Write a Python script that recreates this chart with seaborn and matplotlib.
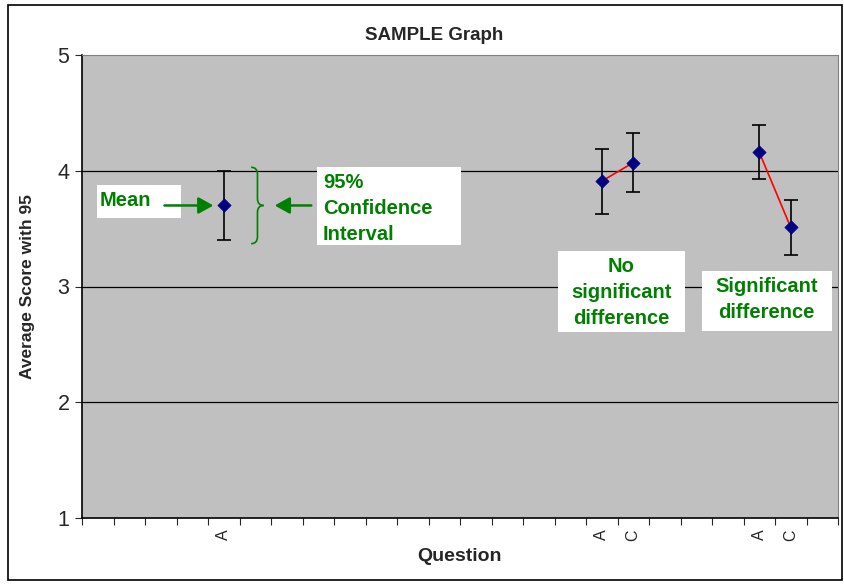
import numpy as np
import pandas as pd
import matplotlib.pyplot as plt
import seaborn as sns
from matplotlib.patches import Rectangle, FancyArrowPatch, PathPatch
from matplotlib.path import Path

# ---- data ----
n_slots = 24
slot_labels = [""] * n_slots
questions = ["A", "A", "C", "A", "C"]
slots = [4, 16, 17, 21, 22]
means = [3.70, 3.91, 4.07, 4.16, 3.51]
errs = [0.30, 0.28, 0.255, 0.235, 0.235]
pairs = [(1, 2), (3, 4)]

for s, q in zip(slots, questions):
    slot_labels[s] = q

df = pd.DataFrame({"slot": slots, "mean": means, "err": errs, "question": questions})

sns.set_style("white")
plt.rcParams["font.family"] = ["Liberation Sans", "DejaVu Sans"]

fig = plt.figure(figsize=(8.44, 5.84), dpi=100)
ax = fig.add_axes([82 / 844, 66 / 584, 756 / 844, 463 / 584])
ax.set_facecolor("#C0C0C0")

# outer frame
fig.patches.append(Rectangle((8 / 844, 4 / 584), 834 / 844, 575 / 584, transform=fig.transFigure,
                             fill=False, edgecolor="black", linewidth=1.2))

# gridlines
for yv in [2, 3, 4]:
    ax.axhline(yv, color="black", linewidth=0.9, zorder=1)

# red connectors between paired questions
for i, j in pairs:
    sub = df.iloc[[i, j]]
    sns.lineplot(x=sub["slot"], y=sub["mean"], color="red", linewidth=1.2, ax=ax, zorder=3,
                 estimator=None, sort=False)

ax.errorbar(df["slot"], df["mean"], yerr=df["err"], fmt="none", ecolor="black",
            elinewidth=1.2, capsize=5, capthick=1.2, zorder=4)
sns.scatterplot(data=df, x="slot", y="mean", marker="D", color="#000080", s=45,
                edgecolor="#000080", ax=ax, zorder=5)

ax.set_xlim(-0.5, n_slots - 0.5)
ax.set_ylim(1, 5)
ax.set_yticks([1, 2, 3, 4, 5])
ax.tick_params(axis="y", labelsize=15.5, direction="out", length=5, width=0.8, left=True, pad=4)
ax.set_xticks(range(n_slots))
ax.set_xticklabels(slot_labels, rotation=90, fontsize=11.5)
ax.set_xticks(np.arange(-0.5, n_slots, 1), minor=True)
ax.tick_params(axis="x", which="major", length=0, pad=8)
ax.tick_params(axis="x", which="minor", direction="out", length=5, width=0.8, bottom=True)

for side in ["left", "bottom"]:
    ax.spines[side].set_color("black")
    ax.spines[side].set_linewidth(1.2)
for side in ["top", "right"]:
    ax.spines[side].set_color("#808080")
    ax.spines[side].set_linewidth(0.8)

ax.set_xlabel("Question", fontsize=14, fontweight="bold", labelpad=5)
ax.set_ylabel("Average Score with 95", fontsize=12.5, fontweight="bold", labelpad=16)
fig.text(434 / 844, 1 - 35 / 584, "SAMPLE Graph", ha="center", va="center",
         fontsize=13.5, fontweight="bold")

green = "#008000"

# white label boxes
boxes = [(-0.02, 3.592, 2.66, 0.285), (6.96, 3.358, 4.57, 0.674),
         (14.61, 2.609, 4.03, 0.700), (19.19, 2.618, 4.11, 0.516)]
for x0, y0, w, h in boxes:
    ax.add_patch(Rectangle((x0, y0), w, h, facecolor="white", edgecolor="none", zorder=6))

ax.text(0.07, 3.74, "Mean", color=green, fontsize=14.5, fontweight="bold",
        ha="left", va="center", zorder=7)
ax.text(7.15, 3.672, "95%\nConfidence\nInterval", color=green, fontsize=14.5, fontweight="bold",
        ha="left", va="center", linespacing=1.45, zorder=7)
ax.text(16.62, 2.95, "No\nsignificant\ndifference", color=green, fontsize=14.5,
        fontweight="bold", ha="center", va="center", linespacing=1.45, zorder=7)
ax.text(21.24, 2.885, "Significant\ndifference", color=green, fontsize=14.5,
        fontweight="bold", ha="center", va="center", linespacing=1.45, zorder=7)

# arrows
for x_start, x_end in [(2.03, 3.76), (6.87, 5.53)]:
    ax.add_patch(FancyArrowPatch((x_start, 3.70), (x_end, 3.70),
                                 arrowstyle="-|>,head_length=9,head_width=5",
                                 color=green, linewidth=1.8, zorder=7))

# curly brace
bx0, bx1, bm = 4.87, 5.27, 3.70
top, bot = 4.03, 3.37
mid = bx0 + 0.2
upper = Path([(bx0, top), (mid, top), (mid, top - 0.06),
              (mid, bm + 0.06), (mid, bm), (bx1, bm)],
             [Path.MOVETO, Path.CURVE3, Path.CURVE3, Path.LINETO, Path.CURVE3, Path.CURVE3])
lower = Path([(bx0, bot), (mid, bot), (mid, bot + 0.06),
              (mid, bm - 0.06), (mid, bm), (bx1, bm)],
             [Path.MOVETO, Path.CURVE3, Path.CURVE3, Path.LINETO, Path.CURVE3, Path.CURVE3])
for p in [upper, lower]:
    ax.add_patch(PathPatch(p, facecolor="none", edgecolor=green, linewidth=1.2, zorder=7))

fig.savefig("out.png", dpi=100)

Task prompt »
Repeat all of the data above word for word, minus the pictures.

Task output »
Write a Python script that recreates this chart with seaborn and matplotlib.
import numpy as np
import pandas as pd
import matplotlib.pyplot as plt
import seaborn as sns
from matplotlib.patches import Rectangle, FancyArrowPatch, PathPatch
from matplotlib.path import Path

# ---- data ----
n_slots = 24
slot_labels = [""] * n_slots
questions = ["A", "A", "C", "A", "C"]
slots = [4, 16, 17, 21, 22]
means = [3.70, 3.91, 4.07, 4.16, 3.51]
errs = [0.30, 0.28, 0.255, 0.235, 0.235]
pairs = [(1, 2), (3, 4)]

for s, q in zip(slots, questions):
    slot_labels[s] = q

df = pd.DataFrame({"slot": slots, "mean": means, "err": errs, "question": questions})

sns.set_style("white")
plt.rcParams["font.family"] = ["Liberation Sans", "DejaVu Sans"]

fig = plt.figure(figsize=(8.44, 5.84), dpi=100)
ax = fig.add_axes([82 / 844, 66 / 584, 756 / 844, 463 / 584])
ax.set_facecolor("#C0C0C0")

# outer frame
fig.patches.append(Rectangle((8 / 844, 4 / 584), 834 / 844, 575 / 584, transform=fig.transFigure,
                             fill=False, edgecolor="black", linewidth=1.2))

# gridlines
for yv in [2, 3, 4]:
    ax.axhline(yv, color="black", linewidth=0.9, zorder=1)

# red connectors between paired questions
for i, j in pairs:
    sub = df.iloc[[i, j]]
    sns.lineplot(x=sub["slot"], y=sub["mean"], color="red", linewidth=1.2, ax=ax, zorder=3,
                 estimator=None, sort=False)

ax.errorbar(df["slot"], df["mean"], yerr=df["err"], fmt="none", ecolor="black",
            elinewidth=1.2, capsize=5, capthick=1.2, zorder=4)
sns.scatterplot(data=df, x="slot", y="mean", marker="D", color="#000080", s=45,
                edgecolor="#000080", ax=ax, zorder=5)

ax.set_xlim(-0.5, n_slots - 0.5)
ax.set_ylim(1, 5)
ax.set_yticks([1, 2, 3, 4, 5])
ax.tick_params(axis="y", labelsize=15.5, direction="out", length=5, width=0.8, left=True, pad=4)
ax.set_xticks(range(n_slots))
ax.set_xticklabels(slot_labels, rotation=90, fontsize=11.5)
ax.set_xticks(np.arange(-0.5, n_slots, 1), minor=True)
ax.tick_params(axis="x", which="major", length=0, pad=8)
ax.tick_params(axis="x", which="minor", direction="out", length=5, width=0.8, bottom=True)

for side in ["left", "bottom"]:
    ax.spines[side].set_color("black")
    ax.spines[side].set_linewidth(1.2)
for side in ["top", "right"]:
    ax.spines[side].set_color("#808080")
    ax.spines[side].set_linewidth(0.8)

ax.set_xlabel("Question", fontsize=14, fontweight="bold", labelpad=5)
ax.set_ylabel("Average Score with 95", fontsize=12.5, fontweight="bold", labelpad=16)
fig.text(434 / 844, 1 - 35 / 584, "SAMPLE Graph", ha="center", va="center",
         fontsize=13.5, fontweight="bold")

green = "#008000"

# white label boxes
boxes = [(-0.02, 3.592, 2.66, 0.285), (6.96, 3.358, 4.57, 0.674),
         (14.61, 2.609, 4.03, 0.700), (19.19, 2.618, 4.11, 0.516)]
for x0, y0, w, h in boxes:
    ax.add_patch(Rectangle((x0, y0), w, h, facecolor="white", edgecolor="none", zorder=6))

ax.text(0.07, 3.74, "Mean", color=green, fontsize=14.5, fontweight="bold",
        ha="left", va="center", zorder=7)
ax.text(7.15, 3.672, "95%\nConfidence\nInterval", color=green, fontsize=14.5, fontweight="bold",
        ha="left", va="center", linespacing=1.45, zorder=7)
ax.text(16.62, 2.95, "No\nsignificant\ndifference", color=green, fontsize=14.5,
        fontweight="bold", ha="center", va="center", linespacing=1.45, zorder=7)
ax.text(21.24, 2.885, "Significant\ndifference", color=green, fontsize=14.5,
        fontweight="bold", ha="center", va="center", linespacing=1.45, zorder=7)

# arrows
for x_start, x_end in [(2.03, 3.76), (6.87, 5.53)]:
    ax.add_patch(FancyArrowPatch((x_start, 3.70), (x_end, 3.70),
                                 arrowstyle="-|>,head_length=9,head_width=5",
                                 color=green, linewidth=1.8, zorder=7))

# curly brace
bx0, bx1, bm = 4.87, 5.27, 3.70
top, bot = 4.03, 3.37
mid = bx0 + 0.2
upper = Path([(bx0, top), (mid, top), (mid, top - 0.06),
              (mid, bm + 0.06), (mid, bm), (bx1, bm)],
             [Path.MOVETO, Path.CURVE3, Path.CURVE3, Path.LINETO, Path.CURVE3, Path.CURVE3])
lower = Path([(bx0, bot), (mid, bot), (mid, bot + 0.06),
              (mid, bm - 0.06), (mid, bm), (bx1, bm)],
             [Path.MOVETO, Path.CURVE3, Path.CURVE3, Path.LINETO, Path.CURVE3, Path.CURVE3])
for p in [upper, lower]:
    ax.add_patch(PathPatch(p, facecolor="none", edgecolor=green, linewidth=1.2, zorder=7))

fig.savefig("out.png", dpi=100)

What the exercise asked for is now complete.